Wednesday, June 3, 2015
The High Price of Celebrity and Beauty
THE FORTUNE HUNTER
Daisy Goodwin
St. Martin's Press
July 2014
The Fortune Hunter tells a story set in Victorian England based on actual characters and events. Charlotte Baird is a very wealthy young heiress, Bay Middleton a well-known cavalry officer and horseman and the beautiful Empress Elizabeth of Austria. Elizabeth is an accomplished horsewoman and has come to England to hunt and to escape the stultifying Austrian court and her equally stifling marriage to the dutiful Franz-Joseph. The lives of the three collide when Bay is assigned to be her "pilot" while hunting by his commander. He is to guide her on unfamiliar terrain and protect her from injury. Both are reckless riders and feel an immediate attraction. The problem is that Bay has an informal engagement to Charlotte.
Beautifully written, The Fortune Hunter is rich in historical detail and paints a picture of a bygone era. The parallels between Princess Diana of England and Empress Elizabeth are obvious; both were totally unprepared for the constraints of royal life and hounded by a public unable to get enough of news about them. Even though Elizabeth hated the attention and refused to be photographed after around the age of thirty, she was obsessed with her appearance. Her beauty rituals are bizarre in the extreme. Charlotte, on the other hand, is not a beauty but makes up for the lack in spirit and charm. Unlike most young women of her social standing, Charlotte is an accomplished photographer and is not particularly interested in marriage. Until she meets Bay, that is.
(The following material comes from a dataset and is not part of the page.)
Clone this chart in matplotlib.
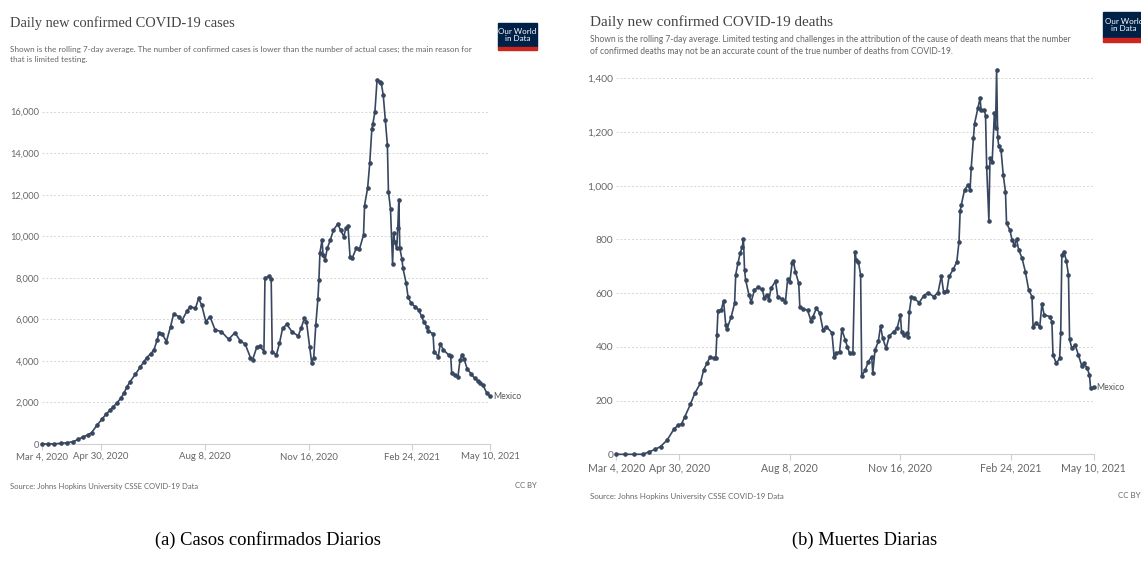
import matplotlib.pyplot as plt
from matplotlib.patches import Rectangle

W, H = 1141, 563

tick_days = [0, 57, 157, 257, 357, 432]
tick_labels = ["Mar 4, 2020", "Apr 30, 2020", "Aug 8, 2020",
               "Nov 16, 2020", "Feb 24, 2021", "May 10, 2021"]

# days since Mar 4, 2020 -> 7-day avg of daily cases (Mexico)
cases_day = [0, 6, 12, 18, 24, 30, 35, 40, 44, 48, 53, 58, 62, 66, 69, 72,
             76, 79, 82, 85, 90, 95, 98, 101, 105, 108, 111, 113, 116, 120,
             124, 127, 132, 135, 140, 143, 148, 151, 154, 158, 162, 167, 173,
             180, 186, 191, 196, 201, 203, 207, 210, 214, 215, 219, 221, 222,
             226, 229, 232, 236, 241, 247, 250, 253, 255, 258, 260, 262, 264,
             266, 267, 268, 270, 271, 273, 275, 278, 281, 285, 288, 291, 293,
             295, 297, 299, 303, 306, 310, 311, 314, 316, 318, 319, 321, 323,
             326, 327, 329, 331, 333, 334, 336, 338, 339, 340, 342, 343, 344,
             345, 347, 348, 351, 353, 356, 360, 363, 366, 368, 371, 372, 377,
             378, 382, 384, 387, 392, 394, 395, 398, 401, 403, 405, 407, 410,
             414, 417, 420, 422, 425, 429, 432]
cases_val = [0, 0, 10, 30, 60, 110, 220, 350, 430, 550, 900, 1200, 1450,
             1640, 1800, 1960, 2200, 2440, 2750, 3000, 3350, 3720, 3950, 4160,
             4350, 4530, 5000, 5360, 5300, 4930, 5650, 6260, 6130, 5940, 6420,
             6610, 6530, 7010, 6690, 5890, 6130, 5490, 5410, 5040, 5360, 4980,
             4800, 4160, 4040, 4650, 4720, 4450, 7980, 8090, 7950, 4450, 4290,
             4850, 5570, 5760, 5410, 5200, 5600, 6050, 5890, 4690, 3920, 4160,
             5730, 6970, 7900, 9210, 9820, 9100, 8860, 9420, 9820, 10300,
             10580, 10300, 9980, 10390, 10500, 9020, 8940, 9420, 9370, 10060,
             11480, 12340, 13520, 15150, 15410, 16000, 17500, 17450, 17400,
             16800, 15600, 14400, 12150, 11320, 8670, 10140, 9740, 9420,
             10390, 11750, 9420, 8910, 8460, 7770, 7060, 6770, 6600, 6450,
             6150, 5890, 5650, 5460, 5300, 4450, 4210, 4820, 4530, 4290, 4240,
             3430, 3320, 3240, 4040, 4290, 4080, 3600, 3370, 3160, 3050, 2950,
             2840, 2440, 2310]

# days since Mar 4, 2020 -> 7-day avg of daily deaths (Mexico)
deaths_day = [0, 8, 16, 24, 30, 35, 40, 46, 52, 56, 59, 62, 67, 71, 76, 79,
              82, 85, 88, 90, 91, 92, 95, 97, 99, 100, 104, 107, 108, 110,
              112, 114, 115, 116, 117, 120, 122, 125, 128, 132, 134, 136, 138,
              140, 144, 146, 150, 153, 155, 157, 159, 160, 162, 165, 166, 169,
              173, 176, 178, 181, 184, 187, 190, 195, 197, 199, 202, 204, 207,
              209, 211, 214, 216, 217, 219, 221, 222, 225, 228, 231, 232, 234,
              237, 239, 241, 244, 247, 251, 254, 257, 258, 260, 263, 264, 265,
              267, 269, 274, 278, 282, 287, 291, 294, 296, 299, 301, 305, 308,
              310, 311, 312, 315, 318, 320, 321, 323, 324, 327, 329, 330, 333,
              334, 335, 337, 338, 340, 342, 343, 344, 345, 346, 348, 350, 352,
              353, 356, 358, 360, 362, 364, 367, 370, 373, 376, 377, 380, 383,
              385, 387, 392, 394, 395, 398, 401, 402, 403, 405, 407, 409, 410,
              412, 415, 418, 421, 423, 426, 428, 429, 432]
deaths_val = [0, 0, 0, 0, 10, 18, 29, 53, 93, 109, 113, 140, 186, 227, 264,
              314, 339, 364, 357, 357, 444, 535, 537, 572, 482, 465, 513, 562,
              668, 711, 748, 773, 802, 686, 649, 593, 568, 612, 622, 614, 581,
              593, 575, 618, 645, 587, 577, 568, 652, 643, 711, 721, 680, 637,
              550, 540, 537, 498, 513, 544, 525, 463, 475, 453, 364, 376, 382,
              465, 426, 401, 376, 376, 752, 724, 715, 668, 292, 312, 345, 364,
              302, 388, 420, 478, 432, 395, 441, 457, 469, 519, 457, 444, 451,
              436, 529, 587, 581, 565, 590, 602, 587, 602, 664, 606, 609, 662,
              690, 717, 792, 904, 928, 984, 1003, 984, 1065, 1177, 1230, 1288,
              1326, 1282, 1280, 1260, 1071, 870, 1102, 1090, 1272, 1214, 1429,
              1180, 1146, 1133, 1040, 978, 860, 835, 798, 779, 800, 761, 730,
              680, 612, 587, 475, 490, 473, 560, 519, 513, 494, 370, 339, 357,
              451, 742, 755, 721, 668, 428, 395, 407, 370, 329, 339, 320, 295,
              246, 249]

LINE = "#37475f"
GRAY = "#666666"

plt.rcParams["font.family"] = ["Lato", "DejaVu Sans"]

fig = plt.figure(figsize=(W / 100, H / 100), dpi=100)


def box(x0, y0, x1, y1):
    return [x0 / W, 1 - y1 / H, (x1 - x0) / W, (y1 - y0) / H]


def px(x, y):
    return x / W, 1 - y / H


def panel(rect, days, vals, yticks, ymax, xsize):
    ax = fig.add_axes(rect)
    ax.patch.set_alpha(0)
    ax.plot(days, vals, color=LINE, lw=1.2, marker="o", ms=2.3,
            clip_on=False, zorder=3)
    ax.set_xlim(0, 432)
    ax.set_ylim(0, ymax)
    ax.set_yticks(yticks, [f"{v:,}" for v in yticks])
    ax.set_xticks(tick_days, tick_labels)
    for s in ["top", "right", "left"]:
        ax.spines[s].set_visible(False)
    ax.spines["bottom"].set_color("#d0d0d0")
    ax.grid(axis="y", color="#d6d6d6", ls=(0, (2, 2)), lw=0.7)
    ax.set_axisbelow(True)
    ax.tick_params(axis="y", length=0, pad=2, labelsize=xsize - 0.2,
                   labelcolor=GRAY)
    ax.tick_params(axis="x", length=4, color="#d0d0d0", pad=2,
                   labelsize=xsize, labelcolor=GRAY)
    ax.annotate("Mexico", (days[-1], vals[-1]), xytext=(2, 0),
                textcoords="offset points", va="center", fontsize=6.2,
                color="#555555")
    return ax


def logo(x0, y0, x1, y1, red):
    fig.add_artist(Rectangle(px(x0, y1), (x1 - x0) / W, (y1 - y0) / H,
                             transform=fig.transFigure, color="#002147"))
    fig.add_artist(Rectangle(px(x0, y1 + red), (x1 - x0) / W, red / H,
                             transform=fig.transFigure, color="#ce261e"))
    cx, cy = px((x0 + x1) / 2, (y0 + y1) / 2)
    fig.text(cx, cy, "Our World\nin Data", color="white", fontsize=5.8,
             ha="center", va="center", linespacing=1.0)


# (a) cases
panel(box(41.9, 78.4, 490.1, 444), cases_day, cases_val,
      list(range(0, 16001, 2000)), 17600, 6.9)
fig.text(*px(10, 27), "Daily new confirmed COVID-19 cases",
         family="Liberation Serif", fontsize=10.4, color="#444444")
fig.text(*px(10, 62),
         "Shown is the rolling 7-day average. The number of confirmed cases "
         "is lower than the number of actual cases; the main reason for\n"
         "that is limited testing.",
         fontsize=5.85, color=GRAY, linespacing=1.55)
logo(498, 23, 537, 47, 3)
fig.text(*px(10, 486), "Source: Johns Hopkins University CSSE COVID-19 Data",
         fontsize=5.5, color=GRAY, va="center")
fig.text(*px(537, 486), "CC BY", fontsize=5.5, color=GRAY, va="center",
         ha="right")
fig.text(*px(268, 540), "(a) Casos confirmados Diarios",
         family="Liberation Serif", fontsize=13.3, ha="center", va="center")

# (b) deaths
panel(box(616.3, 70.2, 1093.9, 454.3), deaths_day, deaths_val,
      list(range(0, 1401, 200)), 1430, 7.6)
fig.text(*px(590, 26), "Daily new confirmed COVID-19 deaths",
         family="Liberation Serif", fontsize=10.9, color="#444444")
fig.text(*px(590, 54),
         "Shown is the rolling 7-day average. Limited testing and challenges "
         "in the attribution of the cause of death means that the number\n"
         "of confirmed deaths may not be an accurate count of the true number "
         "of deaths from COVID-19.",
         fontsize=6.15, color=GRAY, linespacing=1.5)
logo(1103, 12, 1145, 38, 4)
fig.text(*px(590, 496), "Source: Johns Hopkins University CSSE COVID-19 Data",
         fontsize=5.7, color=GRAY, va="center")
fig.text(*px(1141, 496), "CC BY", fontsize=5.7, color=GRAY, va="center",
         ha="right")
fig.text(*px(865, 540), "(b) Muertes Diarias",
         family="Liberation Serif", fontsize=13.3, ha="center", va="center")

fig.savefig("out.png", dpi=100)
The Fortune Hunter has exciting descriptions of foxhunting and steeplechasing. Even though I deplore foxhunting and blood sport in general, I found both engrossing. One gets a clear sense of the danger involved in galloping and jumping a horse over rough terrain and the skills required. At times, Goodwin's dialogue among the rich and leisured is hilarious. The British upper crust had entirely too much time on their hands, wasting whatever talents they might have had in useless pursuits and meaningless gossip.
Goodwin's portrayal of her three main characters in this love triangle is mostly sympathetic but I'm afraid I couldn't connect with Elizabeth or Bay. She was a shallow, selfish, manipulative creature, and Bay was a womanizer whose true love appeared to be his horse, Tipsy. I can't help but feel that Charlotte deserved better. As much as I enjoyed the book I was not enchanted by either Bay or Elizabeth, so that colored my overall opinion. I still have to give it a solid four stars and recommend it to anyone who enjoys well researched and written historical fiction.